Tras un largo confinamiento que aún no ha terminado por completo, en casa seguimos dándole vueltas a la cabeza para diferenciar los viernes de los martes, como en otro marzo. Tiramos mucho de peli en otra habitación que dibuje plan de fin de semana, desayuno en la terraza que identifique los sábados o cena de comida basura que coloree algunos viernes. Así andábamos la otra tarde, cuando a la vuelta del Autoburguer, tras parada en Autofarmacia, encaramos avenida abajo topándonos con varios semáforos en rojo.

Los semáforos pueden ser siempre una oportunidad, aunque la vida real -o la llamada normal- no nos deje en muchas ocasiones verlo así.

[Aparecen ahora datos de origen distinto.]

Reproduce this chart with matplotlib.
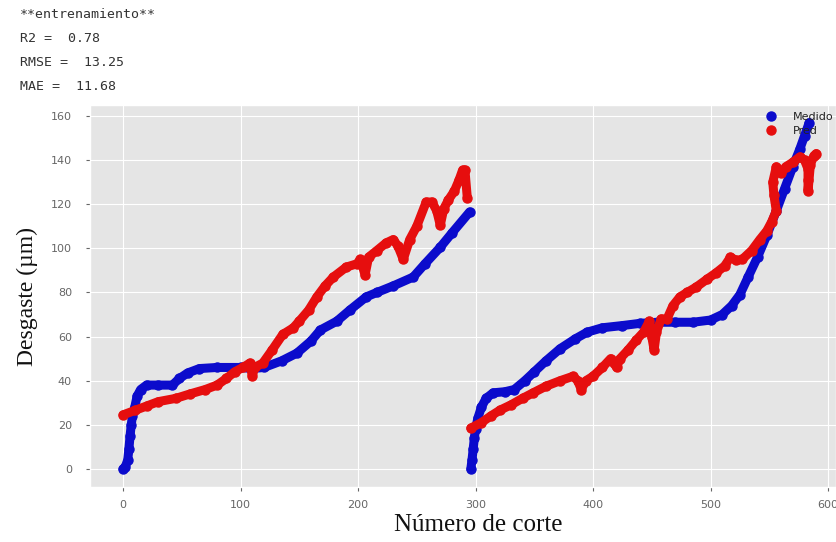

El rojo del semáforo es una pausa, son unos minutos de observación, una parada para girar la mirada y re contextualizar. Unos segundos de análisis y un retomar. Efectivamente pudiera ser así, si el del coche de al lado no decidiese de manera unilateral qué es exactamente a lo que nos vamos a dedicar en nuestra pausa y lo que va a escuchar toda la avenida, sin más opción ni posibilidad que disfrutar de lo que a él le salga de los altavoces; me encantaría poder concretarles con qué fue con lo que nos deleitó, cómo se llamaba el grupo que tuvo a bien descubrirnos el piloto de al lado, pero admito que no lo reconocí; armonía, melodía y tesitura sin identificar. Puedo asegurarles sin embargo que no lo ví cantar, ni tararear, ni siquiera se balanceaba en la quietud del semáforo al son y al compás de la música impuesta, tan solo pude comprobar que, desde el paralelo, el volumen molestaba, que el sonido que nos ofrecía sin preguntar era atronador y que la vibración poco menguaba al subir las ventanillas.

Constaté la edad que tengo cuando le propuse a mi marido que pusiera el Moldava a todo volumen, que ciertamente yo también creo que Smetana gana en alto, constaté aún más mi momento vital, cuando desde las sillitas de atrás y una vez que mis hijas percibieron el pique insano de su impulsiva madre, quisieron enrolarse en la batalla y las soldados de mi batallón amenazante, propusieron con disparar las canciones de Rosa León sin miramientos. De repente mi coche se convirtió en un destacamento de agresividad música.

De lo esperpéntico sacamos muchas carcajadas, de lo imprescindible que se hacía bajar el tono de mis opiniones aunque el otro no lo bajara de su lamentable playlist, sacamos un aprendizaje, porque el civismo y el respeto a los demás son notas que quiero que mis hijas sepan entonar.